Stored rows:

--*--

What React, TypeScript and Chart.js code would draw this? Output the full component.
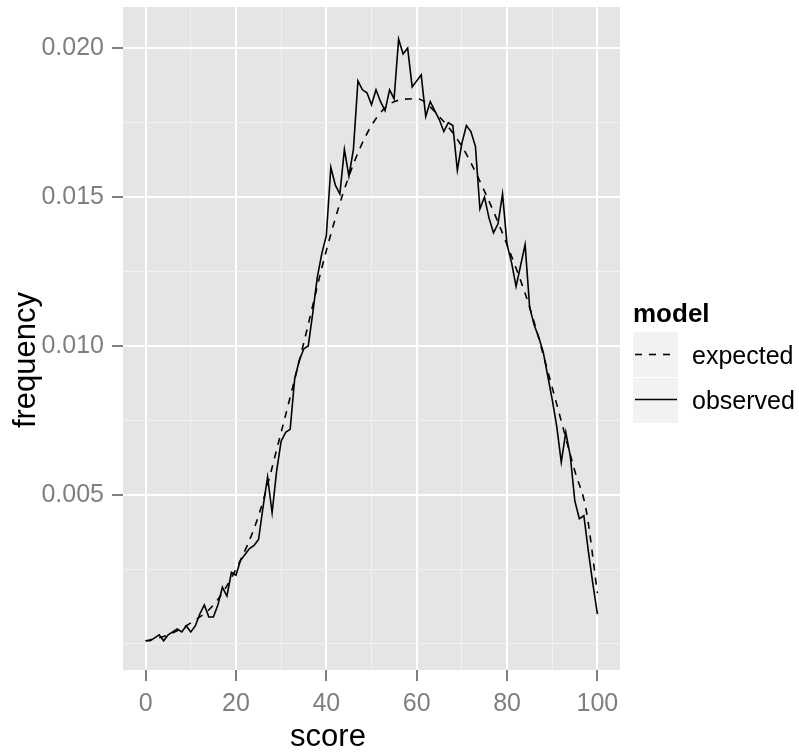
import React, { useEffect, useRef } from 'react';
import { Chart, registerables } from 'chart.js';

Chart.register(...registerables);

// ---- data ----
const obsScores = [
  0, 1, 2, 3, 4, 5, 6, 7, 8, 9, 10, 11, 12, 13, 14, 15, 16, 17, 18, 19, 20,
  21, 22, 23, 24, 25, 26, 27, 28, 29, 30, 31, 32, 33, 34, 35, 36, 37, 38, 39, 40,
  41, 42, 43, 44, 45, 46, 47, 48, 49, 50, 51, 52, 53, 54, 55, 56, 57, 58, 59, 60,
  61, 62, 63, 64, 65, 66, 67, 68, 69, 70, 71, 72, 73, 74, 75, 76, 77, 78, 79, 80,
  81, 82, 83, 84, 85, 86, 87, 88, 89, 90, 91, 92, 93, 94, 95, 96, 97, 98, 99, 100,
];
const obsFreq = [
  0.0001, 0.0001, 0.0002, 0.0003, 0.0001, 0.0003, 0.0004, 0.0005, 0.0004, 0.0006, 0.0004,
  0.0006, 0.0010, 0.0013, 0.0009, 0.0009, 0.0013, 0.0019, 0.0016, 0.0024, 0.0023,
  0.0028, 0.0030, 0.0032, 0.0033, 0.0035, 0.0046, 0.0056, 0.0044, 0.0058, 0.0068,
  0.0071, 0.0072, 0.0089, 0.0095, 0.0099, 0.0100, 0.0111, 0.0123, 0.0131, 0.0137,
  0.0160, 0.0154, 0.0151, 0.0166, 0.0157, 0.0166, 0.0189, 0.0186, 0.0185, 0.0181,
  0.0186, 0.0182, 0.0179, 0.0186, 0.0183, 0.0203, 0.0198, 0.0200, 0.0187, 0.0189,
  0.0191, 0.0177, 0.0182, 0.0179, 0.0176, 0.0172, 0.0175, 0.0174, 0.0159, 0.0168,
  0.0174, 0.0172, 0.0167, 0.0146, 0.0150, 0.0143, 0.0138, 0.0141, 0.0151, 0.0134,
  0.0128, 0.0120, 0.0127, 0.0134, 0.0113, 0.0107, 0.0103, 0.0098, 0.0090, 0.0082,
  0.0073, 0.0061, 0.0071, 0.0063, 0.0048, 0.0042, 0.0043, 0.0031, 0.0020, 0.0010,
];
const expScores = [0, 5, 10, 15, 20, 25, 30, 35, 40, 45, 50, 55, 60, 65, 70, 75, 80, 85, 90, 95, 97.5, 100];
const expFreq = [
  0.0001, 0.0003, 0.0007, 0.0013, 0.0025, 0.0043, 0.0071, 0.0101, 0.0132, 0.0157, 0.0174,
  0.0182, 0.0183, 0.0177, 0.0167, 0.0152, 0.0134, 0.0113, 0.0086, 0.0058, 0.0045, 0.0017,
];

const xTickValues = [0, 10, 20, 30, 40, 50, 60, 70, 80, 90, 100];
const xLabelTicks = [0, 20, 40, 60, 80, 100];
const yTickValues = [0, 0.0025, 0.005, 0.0075, 0.01, 0.0125, 0.015, 0.0175, 0.02];
const yLabelTicks = [0.005, 0.01, 0.015, 0.02];
const yTickLabels = ['0.005', '0.010', '0.015', '0.020'];

const xTitle = 'score';
const yTitle = 'frequency';
const legendTitle = 'model';
const seriesNames = ['expected', 'observed'];

const FONT = '"Liberation Sans", Arial, sans-serif';
const LINE_W = 1.6;

const near = (a: number, b: number) => Math.abs(a - b) < 1e-9;
const isIn = (v: number, arr: number[]) => arr.some((a) => near(a, v));

const decorPlugin = {
  id: 'decor',
  beforeDraw(chart: any) {
    const { ctx, chartArea } = chart;
    ctx.save();
    ctx.fillStyle = '#E5E5E5';
    ctx.fillRect(chartArea.left, chartArea.top, chartArea.right - chartArea.left, chartArea.bottom - chartArea.top);
    ctx.restore();
  },
  afterDraw(chart: any) {
    const { ctx } = chart;
    ctx.save();
    // axis titles
    ctx.fillStyle = '#000000';
    ctx.font = `31px ${FONT}`;
    ctx.textAlign = 'center';
    ctx.textBaseline = 'alphabetic';
    ctx.fillText(xTitle, 328, 746);
    ctx.save();
    ctx.translate(35, 360);
    ctx.rotate(-Math.PI / 2);
    ctx.fillText(yTitle, 0, 0);
    ctx.restore();

    // legend
    ctx.textAlign = 'left';
    ctx.font = `bold 26px ${FONT}`;
    ctx.fillText(legendTitle, 633, 322);
    ctx.fillStyle = '#F2F2F2';
    ctx.fillRect(633, 332, 45, 45);
    ctx.fillRect(633, 378, 45, 45);
    ctx.strokeStyle = '#000000';
    ctx.lineWidth = LINE_W;
    ctx.setLineDash([7, 7]);
    ctx.beginPath();
    ctx.moveTo(635, 354.5);
    ctx.lineTo(677, 354.5);
    ctx.stroke();
    ctx.setLineDash([]);
    ctx.beginPath();
    ctx.moveTo(635, 399.5);
    ctx.lineTo(677, 399.5);
    ctx.stroke();
    ctx.fillStyle = '#000000';
    ctx.font = `25px ${FONT}`;
    ctx.fillText(seriesNames[0], 692, 364);
    ctx.fillText(seriesNames[1], 692, 409);
    ctx.restore();
  },
};

export default function App() {
  const canvasRef = useRef<HTMLCanvasElement | null>(null);

  useEffect(() => {
    const canvas = canvasRef.current;
    if (!canvas) return;
    const chart = new Chart(canvas, {
      type: 'line',
      data: {
        datasets: [
          {
            label: seriesNames[0],
            data: expScores.map((x, i) => ({ x, y: expFreq[i] })),
            borderColor: '#000000',
            borderWidth: LINE_W,
            borderDash: [7, 7],
            pointRadius: 0,
            cubicInterpolationMode: 'monotone',
            fill: false,
          },
          {
            label: seriesNames[1],
            data: obsScores.map((x, i) => ({ x, y: obsFreq[i] })),
            borderColor: '#000000',
            borderWidth: LINE_W,
            pointRadius: 0,
            tension: 0,
            fill: false,
          },
        ],
      },
      options: {
        animation: false,
        responsive: false,
        devicePixelRatio: 1,
        layout: { padding: { top: 7, right: 179, bottom: 0, left: 0 } },
        plugins: {
          legend: { display: false },
          tooltip: { enabled: false },
        },
        scales: {
          x: {
            type: 'linear',
            min: -5,
            max: 105,
            bounds: 'data',
            afterBuildTicks: (s: any) => {
              s.ticks = xTickValues.map((v) => ({ value: v }));
            },
            afterFit: (s: any) => {
              s.height = 83;
              s.paddingLeft = 0;
              s.paddingRight = 0;
            },
            border: { display: false },
            grid: {
              color: (c: any) => (c.tick && isIn(c.tick.value, xLabelTicks) ? '#FFFFFF' : '#F2F2F2'),
              lineWidth: (c: any) => (c.tick && isIn(c.tick.value, xLabelTicks) ? 2 : 1),
              tickColor: (c: any) => (c.tick && isIn(c.tick.value, xLabelTicks) ? '#7F7F7F' : 'rgba(0,0,0,0)'),
              tickWidth: 2,
              tickLength: 11,
              drawTicks: true,
            },
            ticks: {
              autoSkip: false,
              maxRotation: 0,
              padding: 8,
              color: '#7F7F7F',
              font: { family: FONT, size: 25 },
              callback: (v: any) => (isIn(Number(v), xLabelTicks) ? String(v) : ''),
            },
          },
          y: {
            type: 'linear',
            min: -0.00088,
            max: 0.02138,
            bounds: 'data',
            afterBuildTicks: (s: any) => {
              s.ticks = yTickValues.map((v) => ({ value: v }));
            },
            afterFit: (s: any) => {
              s.width = 123;
              s.paddingTop = 0;
              s.paddingBottom = 0;
            },
            border: { display: false },
            grid: {
              color: (c: any) => (c.tick && isIn(c.tick.value, yLabelTicks) ? '#FFFFFF' : '#F2F2F2'),
              lineWidth: (c: any) => (c.tick && isIn(c.tick.value, yLabelTicks) ? 2 : 1),
              tickColor: (c: any) => (c.tick && isIn(c.tick.value, yLabelTicks) ? '#7F7F7F' : 'rgba(0,0,0,0)'),
              tickWidth: 2,
              tickLength: 11,
              drawTicks: true,
            },
            ticks: {
              autoSkip: false,
              padding: 8,
              color: '#7F7F7F',
              font: { family: FONT, size: 25 },
              callback: (v: any) => {
                const idx = yLabelTicks.findIndex((a) => near(a, Number(v)));
                return idx >= 0 ? yTickLabels[idx] : '';
              },
            },
          },
        },
      },
      plugins: [decorPlugin],
    } as any);
    return () => chart.destroy();
  }, []);

  return (
    <div style={{ position: 'absolute', left: 0, top: 0, width: 799, height: 753, background: '#FFFFFF' }}>
      <canvas ref={canvasRef} width={799} height={753} style={{ display: 'block', width: 799, height: 753 }} />
    </div>
  );
}
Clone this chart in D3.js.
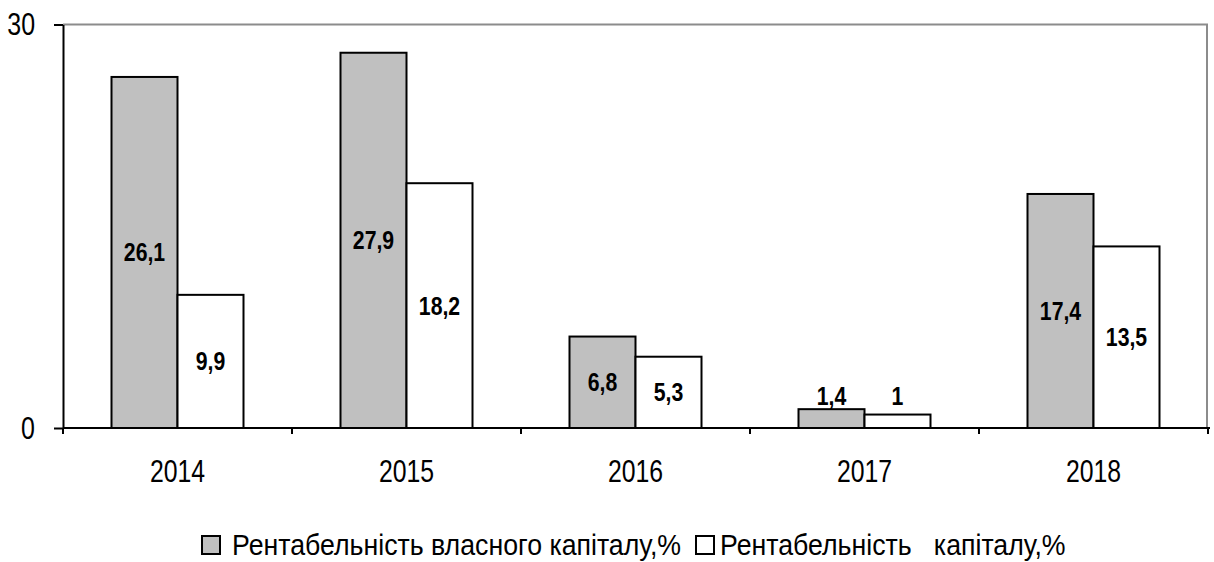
<!DOCTYPE html>
<html>
<head>
<meta charset="utf-8">
<script src="https://cdn.jsdelivr.net/npm/d3@7"></script>
<style>
  body { margin: 0; background: #fff; }
  text { font-family: "Liberation Sans Narrow", "Arial Narrow", "Liberation Sans", sans-serif; }
</style>
</head>
<body>
<script>
var width  = 1214,
    height = 562;

// data
var years  = ['2014', '2015', '2016', '2017', '2018'];
var series = ['Рентабельність власного капіталу,%', 'Рентабельність   капіталу,%'];
var equityRoe  = [26.1, 27.9, 6.8, 1.4, 17.4];
var capitalRoe = [9.9, 18.2, 5.3, 1, 13.5];
var yTicks = [0, 30];
var labels = [
  ['26,1', '27,9', '6,8', '1,4', '17,4'],
  ['9,9', '18,2', '5,3', '1', '13,5']
];
var fills = ['#c0c0c0', '#ffffff'];

var svg = d3.select('body').append('svg')
    .attr('width', width)
    .attr('height', height);

var plotLeft = 63, plotRight = 1208, plotTop = 24.5, plotBottom = 428;

// squeeze text horizontally (narrow font look)
function narrow(sel, k) {
  sel.each(function() {
    var w = this.getComputedTextLength();
    d3.select(this)
        .attr('textLength', w * k)
        .attr('lengthAdjust', 'spacingAndGlyphs');
  });
}

var x = d3.scaleBand()
    .domain(years)
    .range([plotLeft, plotRight]);

var groupW = 132;
var x1 = d3.scaleBand()
    .domain([0, 1])
    .range([(x.bandwidth() - groupW) / 2, (x.bandwidth() + groupW) / 2]);

var y = d3.scaleLinear()
    .domain([0, 30])
    .range([plotBottom, plotTop]);

// frame (gray top & right)
svg.append('path')
    .attr('d', 'M' + plotLeft + ',' + plotTop + 'H' + (plotRight - 1) + 'V' + plotBottom)
    .attr('fill', 'none')
    .attr('stroke', '#8c8c8c')
    .attr('stroke-width', 2);

var rows = years.map(function(yr, i) {
  return {year: yr, values: [equityRoe[i], capitalRoe[i]], i: i};
});

var groups = svg.selectAll('g.year')
    .data(rows)
  .enter().append('g')
    .attr('class', 'year')
    .attr('transform', function(d) { return 'translate(' + x(d.year) + ',0)'; });

groups.selectAll('rect')
    .data(function(d) { return d.values.map(function(v, s) { return {v: v, s: s, i: d.i}; }); })
  .enter().append('rect')
    .attr('x', function(d) { return x1(d.s); })
    .attr('y', function(d) { return y(d.v); })
    .attr('width', x1.bandwidth())
    .attr('height', function(d) { return y(0) - y(d.v); })
    .attr('fill', function(d) { return fills[d.s]; })
    .attr('stroke', '#000')
    .attr('stroke-width', 2);

groups.selectAll('text.lbl')
    .data(function(d) { return d.values.map(function(v, s) { return {v: v, s: s, i: d.i}; }); })
  .enter().append('text')
    .attr('class', 'lbl')
    .attr('x', function(d) { return x1(d.s) + x1.bandwidth() / 2; })
    .attr('y', function(d) {
      var mid = (y(d.v) + y(0)) / 2;
      // tiny bars: label sits above
      return y(0) - y(d.v) < 30 ? y(0) - 32 : mid;
    })
    .attr('dy', '0.36em')
    .attr('text-anchor', 'middle')
    .style('font-size', '25px')
    .style('font-weight', 'bold')
    .text(function(d) { return labels[d.s][d.i]; })
    .call(narrow, 0.85);

// y axis
var yAxis = svg.append('g')
    .attr('transform', 'translate(' + plotLeft + ',0)')
    .call(d3.axisLeft(y).tickValues(yTicks).tickSize(9).tickPadding(19).tickSizeOuter(0));
yAxis.select('.domain').attr('stroke', '#000').attr('stroke-width', 2);
yAxis.selectAll('.tick line').attr('stroke', '#000').attr('stroke-width', 2);
yAxis.selectAll('.tick text')
    .attr('fill', '#000')
    .style('font-size', '32px')
    .style('font-family', '"Liberation Sans Narrow", "Arial Narrow", "Liberation Sans", sans-serif')
    .call(narrow, 0.78);

// x axis
var xAxis = svg.append('g')
    .attr('transform', 'translate(0,' + plotBottom + ')')
    .call(d3.axisBottom(x).tickSize(0).tickPadding(42.5).tickSizeOuter(0));
xAxis.select('.domain').remove();
xAxis.append('line')
    .attr('x1', plotLeft).attr('x2', plotRight + 2)
    .attr('stroke', '#000').attr('stroke-width', 2);
xAxis.selectAll('line.sep')
    .data(years.map(function(d) { return x(d); }).concat([plotRight]))
  .enter().append('line')
    .attr('class', 'sep')
    .attr('x1', function(d) { return d; })
    .attr('x2', function(d) { return d; })
    .attr('y1', 0).attr('y2', 6)
    .attr('stroke', '#000').attr('stroke-width', 2);
xAxis.selectAll('.tick text')
    .attr('fill', '#000')
    .attr('dy', '0.36em')
    .style('font-size', '31px')
    .style('font-family', '"Liberation Sans Narrow", "Arial Narrow", "Liberation Sans", sans-serif')
    .call(narrow, 0.8);

// legend
var legendX = [202, 696];
var legend = svg.selectAll('g.legend')
    .data(series)
  .enter().append('g')
    .attr('class', 'legend')
    .attr('transform', function(d, i) { return 'translate(' + legendX[i] + ',536)'; });

legend.append('rect')
    .attr('width', 18).attr('height', 18)
    .attr('fill', function(d, i) { return fills[i]; })
    .attr('stroke', '#000').attr('stroke-width', 2);

legend.append('text')
    .attr('x', function(d, i) { return i ? 24 : 30; })
    .attr('y', 19)
    .style('font-size', '30px')
    .style('white-space', 'pre')
    .text(function(d) { return d; })
    .call(narrow, 0.89);
</script>
</body>
</html>
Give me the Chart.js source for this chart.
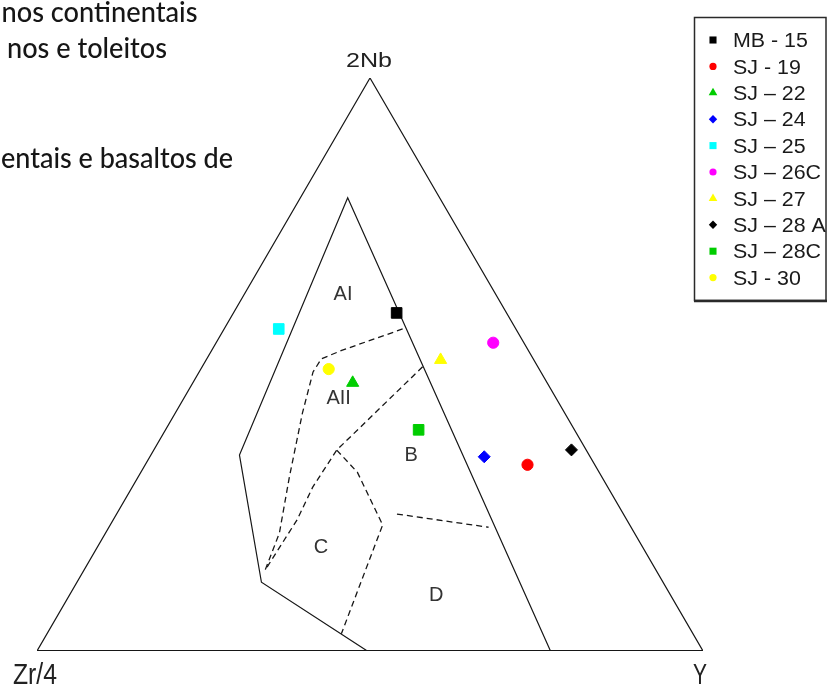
<!DOCTYPE html>
<html>
<head>
<meta charset="utf-8">
<script src="https://cdn.jsdelivr.net/npm/chart.js@4.4.1/dist/chart.umd.min.js"></script>
<style>
  html, body { margin: 0; padding: 0; background: #ffffff; overflow: hidden; }
  canvas { display: block; }
</style>
</head>
<body>
<canvas id="c" width="829" height="684" style="width:829px;height:684px"></canvas>
<script>
// Sample compositions, percent of (2Nb, Zr/4, Y)
const sampleNames = ['MB - 15', 'SJ - 19', 'SJ \u2013 22', 'SJ \u2013 24', 'SJ \u2013 25',
                     'SJ \u2013 26C', 'SJ \u2013 27', 'SJ \u2013 28 A', 'SJ \u2013 28C', 'SJ - 30'];
const nb2 = [59.0, 32.5, 46.8, 33.9, 56.2, 53.8, 50.8, 35.1, 38.6, 49.2];
const zr4 = [16.5, 10.1, 29.2, 15.9, 35.6,  4.6, 14.0,  2.2, 23.4, 31.6];
const yv  = [24.5, 57.4, 24.0, 50.2,  8.2, 41.6, 35.2, 62.7, 38.0, 19.2];
const sampleColors = ['#000000', '#ff0000', '#00cd00', '#0000ff', '#00ffff',
                      '#ff00ff', '#ffff00', '#000000', '#00cd00', '#ffff00'];
const sampleShapes = ['rect', 'circle', 'triangle', 'rectRot', 'rect',
                      'circle', 'triangle', 'rectRot', 'rect', 'circle'];

// Meschede (1986) field boundaries, vertices as [2Nb, Zr/4, Y]
const outerTriangle = [[100, 0, 0], [0, 100, 0], [0, 0, 100], [100, 0, 0]];
const baseEdge = [[0, 100, 0], [0, 0, 100]];
const fieldOutline = [[0, 22.9, 77.1], [79.1, 13.8, 7.1], [34.2, 52.5, 13.3], [12.0, 60.3, 27.7], [0, 50.4, 49.6]];
const lineAI_AII = [[56.2, 17.0, 26.8], [52.5, 27.9, 19.6], [51.0, 31.8, 17.2], [48.7, 34.2, 17.1],
                    [41.5, 39.4, 19.1], [30.4, 46.9, 22.7], [20.6, 53.3, 26.1], [14.1, 58.7, 27.2]];
const lineAII_B = [[49.6, 17.3, 33.1], [35.1, 37.5, 27.5], [28.6, 44.3, 27.1], [22.9, 49.5, 27.6], [14.1, 58.7, 27.2]];
const lineB_C_D = [[35.1, 37.5, 27.5], [31.2, 36.3, 32.5], [22.0, 37.1, 40.9], [3.0, 52.8, 44.2]];
const lineB_D = [[23.9, 34.0, 42.1], [21.6, 21.4, 57.0]];

const fieldLabels = ['AI', 'AII', 'B', 'C', 'D'];
const fieldLabelPos = [[62.5, 22.8, 14.7], [44.4, 32.5, 23.1], [34.4, 26.6, 39.0], [18.3, 48.2, 33.5], [9.9, 35.1, 55.0]];

const apexLabels = ['2Nb', 'Zr/4', 'Y'];
const pageLines = ['nos continentais', 'nos e toleitos', 'entais e basaltos de'];

// ternary -> cartesian (2Nb at top, Zr/4 bottom left, Y bottom right)
function toXY(t) {
  const s = t[0] + t[1] + t[2];
  return { x: (t[2] + t[0] / 2) / s, y: t[0] / s };
}

function lineSet(points, width, dash) {
  return {
    data: points.map(toXY), showLine: true, fill: false, tension: 0,
    borderColor: '#161616', borderWidth: width, borderDash: dash || [],
    pointRadius: 0, pointHoverRadius: 0, order: 2
  };
}

const markerRadius = { rect: 7.5, circle: 5.6, triangle: 7, rectRot: 6 };

const datasets = sampleNames.map((name, i) => ({
  label: name,
  data: [toXY([nb2[i], zr4[i], yv[i]])],
  pointStyle: sampleShapes[i],
  pointRadius: markerRadius[sampleShapes[i]],
  pointBackgroundColor: sampleColors[i],
  pointBorderColor: sampleColors[i],
  pointBorderWidth: 1,
  showLine: false,
  order: 0
}));
datasets.push(
  lineSet(outerTriangle, 1.2),
  lineSet(baseEdge, 2.2),
  lineSet(fieldOutline, 1.2),
  lineSet(lineAI_AII, 1.3, [6, 4]),
  lineSet(lineAII_B, 1.3, [6, 4]),
  lineSet(lineB_C_D, 1.3, [6, 4]),
  lineSet(lineB_D, 1.3, [6, 4])
);

// text squeezed or stretched horizontally to a given width
function fitText(ctx, text, x, y, width, font, align) {
  ctx.save();
  ctx.font = font;
  ctx.textBaseline = 'alphabetic';
  ctx.textAlign = 'left';
  const w = ctx.measureText(text).width;
  const k = width / w;
  let left = x;
  if (align === 'center') left = x - width / 2;
  ctx.translate(left, y);
  ctx.scale(k, 1);
  ctx.fillText(text, 0, 0);
  ctx.restore();
}

function drawMarker(ctx, shape, x, y, r, color) {
  ctx.save();
  ctx.fillStyle = color;
  ctx.beginPath();
  if (shape === 'rect') {
    const s = r * Math.SQRT1_2;
    ctx.rect(x - s, y - s, 2 * s, 2 * s);
  } else if (shape === 'circle') {
    ctx.arc(x, y, r, 0, Math.PI * 2);
  } else if (shape === 'triangle') {
    for (let k = 0; k < 3; k++) {
      const a = k * 2 * Math.PI / 3;
      const px = x + Math.sin(a) * r, py = y - Math.cos(a) * r;
      if (k === 0) ctx.moveTo(px, py); else ctx.lineTo(px, py);
    }
    ctx.closePath();
  } else {
    ctx.moveTo(x - r, y); ctx.lineTo(x, y - r); ctx.lineTo(x + r, y); ctx.lineTo(x, y + r);
    ctx.closePath();
  }
  ctx.fill();
  ctx.restore();
}

const annotations = {
  id: 'annotations',
  afterDraw(chart) {
    const ctx = chart.ctx;
    const sx = chart.scales.x, sy = chart.scales.y;
    const px = t => { const p = toXY(t); return [sx.getPixelForValue(p.x), sy.getPixelForValue(p.y)]; };

    // page text above the diagram
    ctx.fillStyle = '#161616';
    const pf = '500 28px Lato, "Open Sans", sans-serif';
    fitText(ctx, pageLines[0], 1.5, 22, 196, pf);
    fitText(ctx, pageLines[1], 7, 58, 160, pf);
    fitText(ctx, pageLines[2], 1, 168, 232, pf);

    // apex labels
    ctx.fillStyle = '#222222';
    const top = px([100, 0, 0]);
    fitText(ctx, apexLabels[0], top[0] - 1, 67, 46, '21px "Liberation Sans", Arial, sans-serif', 'center');
    fitText(ctx, apexLabels[1], 13, 684, 44, '30px "Liberation Sans", Arial, sans-serif');
    fitText(ctx, apexLabels[2], 700, 684, 14, '30px "Liberation Sans", Arial, sans-serif', 'center');

    // field labels
    ctx.save();
    ctx.fillStyle = '#333333';
    ctx.font = '20px "Liberation Sans", Arial, sans-serif';
    ctx.textAlign = 'center';
    ctx.textBaseline = 'alphabetic';
    fieldLabels.forEach((lab, i) => {
      const p = px(fieldLabelPos[i]);
      ctx.fillText(lab, p[0], p[1] + 7.2);
    });
    ctx.restore();

    // legend box
    ctx.save();
    ctx.strokeStyle = '#2a2a2a';
    ctx.lineWidth = 1.5;
    ctx.strokeRect(694.5, 17.5, 131.5, 283);
    ctx.lineWidth = 2.5;
    ctx.beginPath();
    ctx.moveTo(694, 301); ctx.lineTo(827, 301);
    ctx.stroke();
    ctx.restore();
    const legendR = { rect: 5, circle: 3.6, triangle: 5, rectRot: 4.2 };
    sampleNames.forEach((name, i) => {
      const cy = 40 + i * 26.4;
      drawMarker(ctx, sampleShapes[i], 713, cy, legendR[sampleShapes[i]], sampleColors[i]);
      ctx.save();
      ctx.font = '20px "Liberation Sans", Arial, sans-serif';
      const w = ctx.measureText(name).width * 1.07;
      ctx.restore();
      ctx.fillStyle = '#1a1a1a';
      fitText(ctx, name, 733, cy + 7.2, w, '20px "Liberation Sans", Arial, sans-serif');
    });
  }
};

new Chart(document.getElementById('c'), {
  type: 'scatter',
  data: { datasets },
  options: {
    responsive: false,
    devicePixelRatio: 1,
    animation: false,
    events: [],
    layout: { padding: { left: 37, right: 126, top: 78, bottom: 33 } },
    scales: {
      x: { type: 'linear', min: 0, max: 1, display: false },
      y: { type: 'linear', min: 0, max: 1, display: false }
    },
    plugins: { legend: { display: false }, tooltip: { enabled: false } }
  },
  plugins: [annotations]
});
</script>
</body>
</html>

--*--

Stated problem: Without any pictures, reproduce the lines from the first one in the material through the line that has "Chart.register(...registerables);", exactly as they appear.

Answer to the problem:
What React, TypeScript and Chart.js code would draw this? Output the full component.
import React, { useEffect, useRef } from 'react';
import { Chart, registerables } from 'chart.js';

Chart.register(...registerables);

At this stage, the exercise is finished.